The responsibilities of epidemiologists, stretching as they do from the application of scientific knowledge back to its acquisition, emerge from the fundamental commitments of public health. As such, our responsibilities are not negotiable, nor are they a matter of personal preference (Kelley 2002; Sher 1996), for we have posited ends that are valued and have a claim on us beyond our choice of them. Those ends become authoritative for us, entail obligations for us, when we acknowledge and commit to them as good and thereby accept their claim on us.
Surely some practitioners may be employed in positions in which some of the associated tasks are encouraged and others are simply not part of the mission of the institution. That is sometimes the way things work in contemporary society. But that possibility does not give any practitioner of the profession the right to declare that central tasks, public policymaking, for example, are inappropriate or should be avoided by others in the profession, whether they are employed in academia, government, or in the private sector.

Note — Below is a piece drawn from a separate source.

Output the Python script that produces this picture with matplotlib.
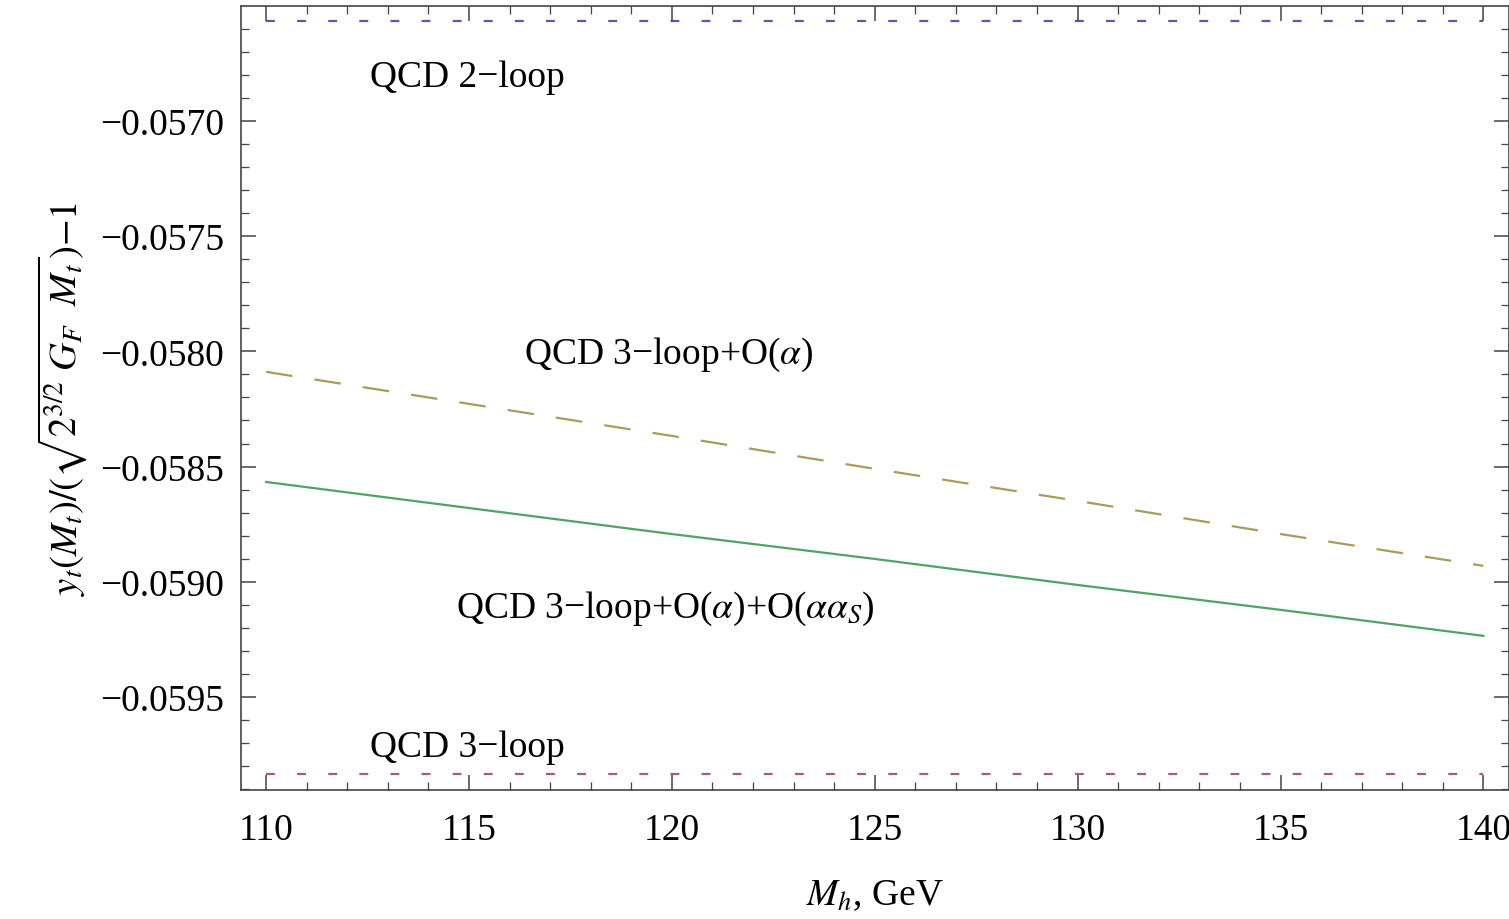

In our account of the nature of social responsibility for public health researchers, accountability and commitment and the reliable performance of professional tasks in the pursuit of social goods are central concerns. This account of responsibility incorporates general ethical principles and obligations as well as professional virtues and professional ethics guidelines and codes of professional conduct.
Social responsibility is a fundamental concern for the ethics of professional public health practice. As further exploration fills in other topographical details on the map of public health ethics, we see our account of social responsibility as the metaphorical equivalent of compass points. Our journey cannot continue without them.